# START OF Dataset extract

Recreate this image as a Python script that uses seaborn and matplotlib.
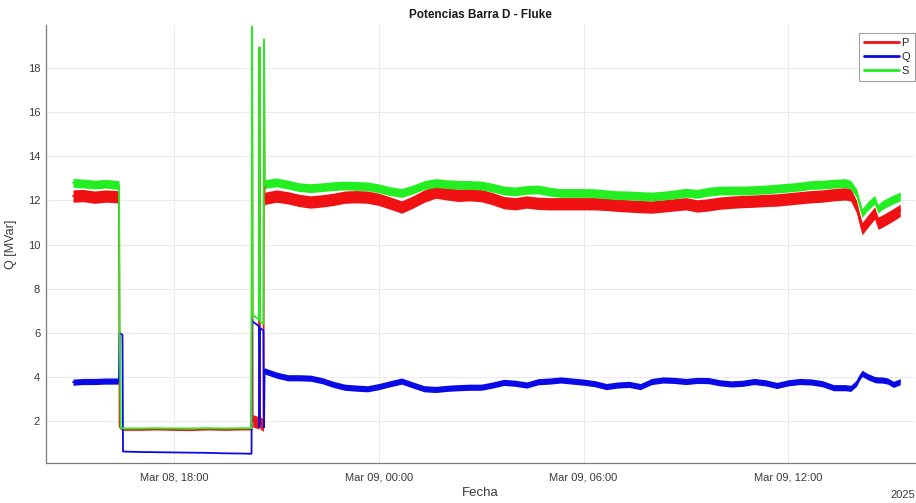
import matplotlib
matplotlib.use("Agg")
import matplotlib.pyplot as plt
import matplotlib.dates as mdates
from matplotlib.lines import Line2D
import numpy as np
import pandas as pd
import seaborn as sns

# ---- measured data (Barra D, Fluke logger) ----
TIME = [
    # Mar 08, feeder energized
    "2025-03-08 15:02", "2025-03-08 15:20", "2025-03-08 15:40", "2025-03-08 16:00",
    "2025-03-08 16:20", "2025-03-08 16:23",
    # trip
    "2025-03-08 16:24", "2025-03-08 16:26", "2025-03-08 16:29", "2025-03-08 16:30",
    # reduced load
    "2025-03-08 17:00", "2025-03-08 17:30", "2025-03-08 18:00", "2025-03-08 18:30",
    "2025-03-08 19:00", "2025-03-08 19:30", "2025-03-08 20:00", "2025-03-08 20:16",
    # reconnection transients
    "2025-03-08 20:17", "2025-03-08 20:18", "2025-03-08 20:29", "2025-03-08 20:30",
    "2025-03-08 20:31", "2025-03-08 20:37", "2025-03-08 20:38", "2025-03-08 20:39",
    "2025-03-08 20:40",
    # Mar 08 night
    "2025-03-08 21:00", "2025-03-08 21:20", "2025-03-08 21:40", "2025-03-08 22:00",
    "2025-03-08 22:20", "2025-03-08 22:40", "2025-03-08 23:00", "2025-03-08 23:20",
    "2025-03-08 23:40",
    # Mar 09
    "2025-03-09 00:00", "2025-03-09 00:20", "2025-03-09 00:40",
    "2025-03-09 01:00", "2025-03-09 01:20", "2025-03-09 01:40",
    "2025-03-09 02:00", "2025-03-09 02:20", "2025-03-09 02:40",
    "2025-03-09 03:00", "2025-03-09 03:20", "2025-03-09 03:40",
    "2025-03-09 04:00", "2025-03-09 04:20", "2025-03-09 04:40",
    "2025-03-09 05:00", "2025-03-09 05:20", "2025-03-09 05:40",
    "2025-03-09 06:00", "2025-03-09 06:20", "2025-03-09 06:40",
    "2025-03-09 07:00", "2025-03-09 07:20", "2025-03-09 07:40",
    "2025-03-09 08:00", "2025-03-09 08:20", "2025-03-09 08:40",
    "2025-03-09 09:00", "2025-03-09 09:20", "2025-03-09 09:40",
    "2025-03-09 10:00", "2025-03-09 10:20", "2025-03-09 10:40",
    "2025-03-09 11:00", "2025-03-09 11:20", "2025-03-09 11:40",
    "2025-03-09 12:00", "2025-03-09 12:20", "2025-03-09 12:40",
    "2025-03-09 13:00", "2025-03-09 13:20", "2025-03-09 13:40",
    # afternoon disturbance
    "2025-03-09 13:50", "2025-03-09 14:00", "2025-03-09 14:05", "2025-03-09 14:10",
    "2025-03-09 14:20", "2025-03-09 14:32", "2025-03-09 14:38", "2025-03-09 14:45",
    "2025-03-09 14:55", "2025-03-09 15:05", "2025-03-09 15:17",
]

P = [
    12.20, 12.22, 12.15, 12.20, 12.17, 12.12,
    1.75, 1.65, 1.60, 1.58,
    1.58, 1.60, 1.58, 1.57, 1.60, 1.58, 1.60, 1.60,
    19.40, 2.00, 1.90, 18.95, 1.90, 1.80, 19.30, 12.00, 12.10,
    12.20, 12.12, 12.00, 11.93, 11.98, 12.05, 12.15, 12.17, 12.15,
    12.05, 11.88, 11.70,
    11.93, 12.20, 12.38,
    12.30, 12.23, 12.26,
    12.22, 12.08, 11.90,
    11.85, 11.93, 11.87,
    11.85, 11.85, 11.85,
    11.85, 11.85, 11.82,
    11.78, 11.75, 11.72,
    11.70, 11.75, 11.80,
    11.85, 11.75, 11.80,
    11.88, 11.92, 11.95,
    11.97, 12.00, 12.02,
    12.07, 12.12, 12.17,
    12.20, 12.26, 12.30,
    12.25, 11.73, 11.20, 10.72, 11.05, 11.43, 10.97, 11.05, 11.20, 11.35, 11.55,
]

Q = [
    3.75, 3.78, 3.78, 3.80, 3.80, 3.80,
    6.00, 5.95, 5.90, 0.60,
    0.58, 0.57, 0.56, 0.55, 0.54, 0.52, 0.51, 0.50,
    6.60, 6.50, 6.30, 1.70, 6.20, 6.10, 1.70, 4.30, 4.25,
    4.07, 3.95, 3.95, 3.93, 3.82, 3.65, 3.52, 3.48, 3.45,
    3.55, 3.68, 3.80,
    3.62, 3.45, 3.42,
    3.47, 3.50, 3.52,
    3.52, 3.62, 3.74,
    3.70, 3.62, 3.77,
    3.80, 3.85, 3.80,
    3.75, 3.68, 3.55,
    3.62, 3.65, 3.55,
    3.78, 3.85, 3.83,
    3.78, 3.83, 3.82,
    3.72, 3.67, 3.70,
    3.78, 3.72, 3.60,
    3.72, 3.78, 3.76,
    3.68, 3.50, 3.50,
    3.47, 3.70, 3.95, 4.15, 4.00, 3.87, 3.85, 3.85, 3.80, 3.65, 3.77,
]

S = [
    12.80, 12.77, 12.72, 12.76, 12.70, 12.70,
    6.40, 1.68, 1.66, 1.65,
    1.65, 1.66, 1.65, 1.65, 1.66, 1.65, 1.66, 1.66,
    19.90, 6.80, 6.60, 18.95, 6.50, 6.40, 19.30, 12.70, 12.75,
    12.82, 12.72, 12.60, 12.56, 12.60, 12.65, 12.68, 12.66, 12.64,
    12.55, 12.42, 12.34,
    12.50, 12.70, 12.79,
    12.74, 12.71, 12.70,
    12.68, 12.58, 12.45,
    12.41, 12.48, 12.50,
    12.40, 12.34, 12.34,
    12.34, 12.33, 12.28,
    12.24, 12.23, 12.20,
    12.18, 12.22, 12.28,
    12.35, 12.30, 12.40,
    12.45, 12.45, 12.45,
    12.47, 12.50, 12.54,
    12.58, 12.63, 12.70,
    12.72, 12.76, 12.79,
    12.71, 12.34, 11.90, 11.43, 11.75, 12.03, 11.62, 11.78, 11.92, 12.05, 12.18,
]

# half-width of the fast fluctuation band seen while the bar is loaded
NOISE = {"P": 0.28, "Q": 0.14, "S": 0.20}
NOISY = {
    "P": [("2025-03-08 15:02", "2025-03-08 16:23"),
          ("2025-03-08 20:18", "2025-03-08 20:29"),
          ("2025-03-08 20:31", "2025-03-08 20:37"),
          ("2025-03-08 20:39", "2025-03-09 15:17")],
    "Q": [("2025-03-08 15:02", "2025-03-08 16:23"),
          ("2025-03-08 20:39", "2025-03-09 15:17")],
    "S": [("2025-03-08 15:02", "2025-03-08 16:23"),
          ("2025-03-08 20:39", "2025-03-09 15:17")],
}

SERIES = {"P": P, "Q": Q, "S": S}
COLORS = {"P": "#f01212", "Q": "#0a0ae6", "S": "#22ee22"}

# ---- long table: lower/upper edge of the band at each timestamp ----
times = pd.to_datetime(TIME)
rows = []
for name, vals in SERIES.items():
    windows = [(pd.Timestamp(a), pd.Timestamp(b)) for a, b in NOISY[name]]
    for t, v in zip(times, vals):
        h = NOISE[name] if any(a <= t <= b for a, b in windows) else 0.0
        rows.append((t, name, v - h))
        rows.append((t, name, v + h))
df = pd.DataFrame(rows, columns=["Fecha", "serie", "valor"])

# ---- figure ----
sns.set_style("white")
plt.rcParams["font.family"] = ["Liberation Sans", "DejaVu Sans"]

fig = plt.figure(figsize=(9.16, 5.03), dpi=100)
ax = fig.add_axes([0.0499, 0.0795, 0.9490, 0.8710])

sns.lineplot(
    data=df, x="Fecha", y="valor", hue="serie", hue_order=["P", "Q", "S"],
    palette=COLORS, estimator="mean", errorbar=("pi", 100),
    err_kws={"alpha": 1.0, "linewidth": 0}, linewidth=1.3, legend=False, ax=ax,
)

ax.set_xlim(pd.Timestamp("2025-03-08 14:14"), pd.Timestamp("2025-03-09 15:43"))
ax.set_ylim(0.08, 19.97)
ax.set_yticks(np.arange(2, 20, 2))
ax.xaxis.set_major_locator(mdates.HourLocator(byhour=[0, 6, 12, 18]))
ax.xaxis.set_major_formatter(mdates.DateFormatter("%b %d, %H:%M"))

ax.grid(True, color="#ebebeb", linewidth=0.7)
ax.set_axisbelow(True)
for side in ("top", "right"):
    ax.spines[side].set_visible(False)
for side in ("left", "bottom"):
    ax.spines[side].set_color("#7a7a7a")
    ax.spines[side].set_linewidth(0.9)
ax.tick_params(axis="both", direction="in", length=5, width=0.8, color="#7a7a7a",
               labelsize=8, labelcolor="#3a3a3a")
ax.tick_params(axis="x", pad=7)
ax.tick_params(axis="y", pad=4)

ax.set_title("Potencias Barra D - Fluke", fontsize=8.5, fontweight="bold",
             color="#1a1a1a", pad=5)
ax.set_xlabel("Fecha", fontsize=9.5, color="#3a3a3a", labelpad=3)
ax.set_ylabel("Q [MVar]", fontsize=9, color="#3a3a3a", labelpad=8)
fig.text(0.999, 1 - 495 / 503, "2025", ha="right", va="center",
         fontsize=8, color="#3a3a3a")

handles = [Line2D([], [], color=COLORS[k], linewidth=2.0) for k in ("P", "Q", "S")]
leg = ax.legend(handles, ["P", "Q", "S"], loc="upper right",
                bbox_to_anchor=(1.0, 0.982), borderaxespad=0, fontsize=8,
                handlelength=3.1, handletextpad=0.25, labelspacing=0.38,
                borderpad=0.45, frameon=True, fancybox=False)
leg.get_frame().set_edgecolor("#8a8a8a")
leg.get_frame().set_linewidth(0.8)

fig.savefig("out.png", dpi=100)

# END OF Dataset extract

Only the count is needed: the number of lines in the data that include the word "seaborn".

2